This week’s Wordbound prompt was: What is your favorite word? Write a scene around that word. The first word I thought of was opalescent. I think it could have worked in either of the two ongoing stories I’m working on, but I had an idea for a short story instead and it definitely helped me work out some things I’ve been dealing with this week. I don’t have the full story finished well enough that I feel comfortable sharing it, but here’s part of it.
As Evanna approached the light, she saw that it was coming from a small flower on the ground. She stopped just in front of it when it suddenly shot into the air, coming to rest at her eye level. She stared in surprise at the flower floating in front of her, its petals shimmering in different shades of pink and yellow as it moved. Evanna was scared. She knew she should probably just leave it alone. But something told her she should reach out to it. She slowly lifted her hand toward the light and gently touched the glowing petals. At her touch, the flower slowly began to move forward. Evanna stood still as it moved a few feet, then stopped, seemingly waiting for her to catch up.
Writing Goal Updates
This week was really rough. I’ve had a problem staying focused on one story long enough to actually make progress, so, one of my writing goals for the year was to choose the three stories that I was most excited about to work on. And now I’ve narrowed it down to two. The first two are ideas I’ve had for a long time and keep coming back to. They both involve people fighting for what’s good and what’s right and it makes a lot more sense to me right now to just work on those two stories.

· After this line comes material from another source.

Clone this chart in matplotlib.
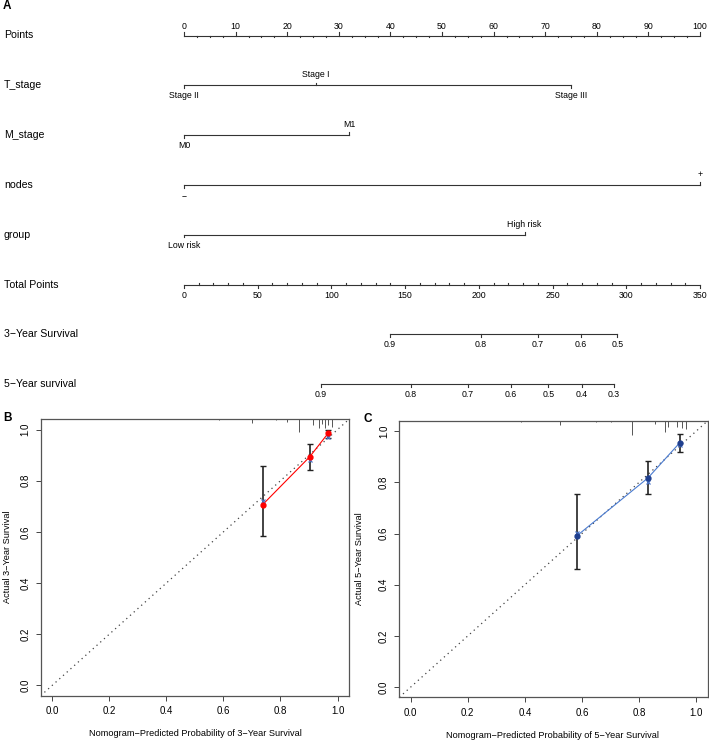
import matplotlib
matplotlib.use('Agg')
import matplotlib.pyplot as plt
import matplotlib.transforms as mtransforms
import numpy as np

plt.rcParams['font.family'] = ['Liberation Sans', 'DejaVu Sans']

# --- nomogram data (points scale 0-100, total points 0-350) ---
row_names = ['Points', 'T_stage', 'M_stage', 'nodes', 'group',
             'Total Points', '3\u2212Year Survival', '5\u2212Year survival']
t_stage_levels = ['Stage II', 'Stage I', 'Stage III']
t_stage_points = [0, 25.6, 75]
m_stage_levels = ['M0', 'M1']
m_stage_points = [0, 32]
nodes_levels = ['\u2212', '+']
nodes_points = [0, 100]
group_levels = ['Low risk', 'High risk']
group_points = [0, 66]
points_major = np.arange(0, 101, 10)
points_minor = np.arange(0, 101, 2.5)
total_major = np.arange(0, 351, 50)
total_minor = np.arange(0, 351, 10)
total_max = 350
surv3_labels = [0.9, 0.8, 0.7, 0.6, 0.5]
surv3_total = [139.7, 201.3, 239.9, 269.1, 293.9]
surv5_labels = [0.9, 0.8, 0.7, 0.6, 0.5, 0.4, 0.3]
surv5_total = [92.7, 154.0, 192.4, 221.6, 247.1, 269.8, 291.7]

# --- calibration data ---
cal3_pred = [0.737, 0.902, 0.968]
cal3_obs = [0.706, 0.893, 0.987]
cal3_lo = [0.585, 0.843, 0.967]
cal3_hi = [0.856, 0.944, 1.0]
cal3_corr = [0.722, 0.882, 0.971]
rug3_x = [0.584, 0.699, 0.786, 0.824, 0.866, 0.915, 0.936, 0.944, 0.956, 0.968, 0.979]
rug3_n = [1, 4, 1, 3, 13, 6, 9, 5, 9, 6, 8]

cal5_pred = [0.583, 0.831, 0.942]
cal5_obs = [0.592, 0.817, 0.954]
cal5_lo = [0.462, 0.755, 0.919]
cal5_hi = [0.755, 0.882, 0.991]
cal5_corr = [0.603, 0.802, 0.946]
rug5_x = [0.386, 0.524, 0.649, 0.703, 0.775, 0.856, 0.891, 0.902, 0.932, 0.951, 0.965]
rug5_n = [1, 4, 1, 1, 14, 3, 11, 6, 6, 7, 8]

W, H = 709, 741
fig = plt.figure(figsize=(W / 100, H / 100), dpi=100)


def fx(px):
    return px / W


def fy(py):
    return 1 - py / H


LINE = '#333333'
ROW0, ROWSTEP = 35.5, 49.8


def prow(px):
    return px / ROWSTEP


# --- A: NOMOGRAM ---
ax = fig.add_axes([fx(184), fy(400), fx(516), 400 / H])
ax.set_xlim(0, 100)
ax.set_ylim((400 - ROW0) / ROWSTEP, -ROW0 / ROWSTEP)
ax.axis('off')
lab_tr = mtransforms.blended_transform_factory(fig.transFigure, ax.transData)
for i, name in enumerate(row_names):
    ax.text(fx(4), i, name, transform=lab_tr, fontsize=7.6, va='center', ha='left')

tk, tkm, off = prow(3.5), prow(1.8), prow(10.5)
txt = dict(fontsize=6.3, ha='center', va='center', clip_on=False)
lkw = dict(color=LINE, lw=0.8, clip_on=False)

# Points axis
ax.plot([0, 100], [0, 0], **lkw)
for v in points_minor:
    if v % 10:
        ax.plot([v, v], [0, tkm], **lkw)
for v in points_major:
    ax.plot([v, v], [0, -tk], **lkw)
    ax.text(v, -prow(9), f'{v:g}', **txt)

# categorical variables
for i, (levels, pts) in enumerate([(t_stage_levels, t_stage_points),
                                     (m_stage_levels, m_stage_points),
                                     (nodes_levels, nodes_points),
                                     (group_levels, group_points)], start=1):
    ax.plot([min(pts), max(pts)], [i, i], **lkw)
    order = np.argsort(pts)
    for k, j in enumerate(order):
        s = -1 if k % 2 else 1
        ax.plot([pts[j], pts[j]], [i, i + s * tk * 0.8], **lkw)
        ax.text(pts[j], i + s * off, levels[j], **txt)

# Total points axis
sc = 100 / total_max
ax.plot([0, 100], [5, 5], **lkw)
for v in total_minor:
    if v % 50:
        ax.plot([v * sc, v * sc], [5, 5 - tkm], **lkw)
for v in total_major:
    ax.plot([v * sc, v * sc], [5, 5 + tk], **lkw)
    ax.text(v * sc, 5 + prow(11.5), f'{v:g}', **txt)

# survival axes
for i, (labs, tot) in enumerate([(surv3_labels, surv3_total),
                                  (surv5_labels, surv5_total)], start=6):
    xs = [t * sc for t in tot]
    ax.plot([min(xs), max(xs)], [i, i], **lkw)
    for x, l in zip(xs, labs):
        ax.plot([x, x], [i, i + tk * 0.8], **lkw)
        ax.text(x, i + off, f'{l:g}', **txt)

fig.text(fx(3), fy(6), 'A', fontsize=8.5, fontweight='bold', va='center', ha='left')


# --- B / C: CALIBRATION ---
def calib(rect, pred, obs, lo, hi, corr, rx, rn, lcol, pcol, xcol):
    a = fig.add_axes(rect)
    a.set_xlim(-0.04, 1.04)
    a.set_ylim(-0.04, 1.04)
    a.plot([-0.04, 1.04], [-0.04, 1.04], color='#444444', ls=(0, (1, 3)), lw=0.9)
    a.vlines(rx, [1.04 - 0.0039 * n for n in rn], 1.04, color='#555555', lw=0.7)
    a.errorbar(pred, obs, yerr=[np.subtract(obs, lo), np.subtract(hi, obs)],
               fmt='none', ecolor='#222222', elinewidth=1.2, capsize=2.5, capthick=1.0, zorder=3)
    a.plot(pred, obs, color=lcol, lw=0.8, zorder=4)
    a.plot(pred, corr, ls='none', marker='x', ms=3, mew=0.9, color=xcol, zorder=4)
    a.plot(pred, obs, ls='none', marker='o', ms=3.5, color=pcol, zorder=5)
    ticks = [0, 0.2, 0.4, 0.6, 0.8, 1.0]
    a.set_xticks(ticks, [f'{t:.1f}' for t in ticks])
    a.set_yticks(ticks, [f'{t:.1f}' for t in ticks])
    a.tick_params(labelsize=7, length=3.5, width=0.7, color='#444444', pad=4)
    for lab in a.get_yticklabels():
        lab.set_rotation(90)
        lab.set_va('center')
    for s in a.spines.values():
        s.set_color('#555555')
        s.set_linewidth(0.9)
    return a


axB = calib([fx(40.7), fy(695.7), fx(349 - 40.7), (695.7 - 419.3) / H],
            cal3_pred, cal3_obs, cal3_lo, cal3_hi, cal3_corr, rug3_x, rug3_n,
            'red', 'red', '#4a74c9')
axC = calib([fx(399.3), fy(697.3), fx(707.5 - 399.3), (697.3 - 421) / H],
            cal5_pred, cal5_obs, cal5_lo, cal5_hi, cal5_corr, rug5_x, rug5_n,
            '#4a7bd0', '#1f3f8f', '#4a74c9')

fig.text(fx(195), fy(734), 'Nomogram\u2212Predicted Probability of 3\u2212Year Survival',
         fontsize=6.6, ha='center', va='center')
fig.text(fx(553), fy(736), 'Nomogram\u2212Predicted Probability of 5\u2212Year Survival',
         fontsize=6.6, ha='center', va='center')
fig.text(fx(8), fy(557), 'Actual 3\u2212Year Survival', fontsize=6.6, rotation=90,
         ha='center', va='center')
fig.text(fx(359), fy(559), 'Actual 5\u2212Year Survival', fontsize=6.6, rotation=90,
         ha='center', va='center')
fig.text(fx(3), fy(418), 'B', fontsize=8.5, fontweight='bold', va='center', ha='left')
fig.text(fx(363), fy(419), 'C', fontsize=8.5, fontweight='bold', va='center', ha='left')

fig.savefig('out.png', dpi=100)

The third, the one I’m giving up for now, was just supposed to be silly and happy and funny and I just can’t do it right now. And thanks to this project, I know I’m not alone in this feeling. It’s just not the story I want to be writing right now. I had thought it would make me feel better to write something completely removed from all the terrible things going on in the world, but it didn’t. I would write a single sentence and then stare at my computer with nothing else to say. I’d still love to write it someday, but right now I need to be writing something that helps me feel more hopeful because I’m so tired of feeling hopeless. I didn’t write nearly as much as I would have liked to this week, but I feel more determined than ever to keep writing.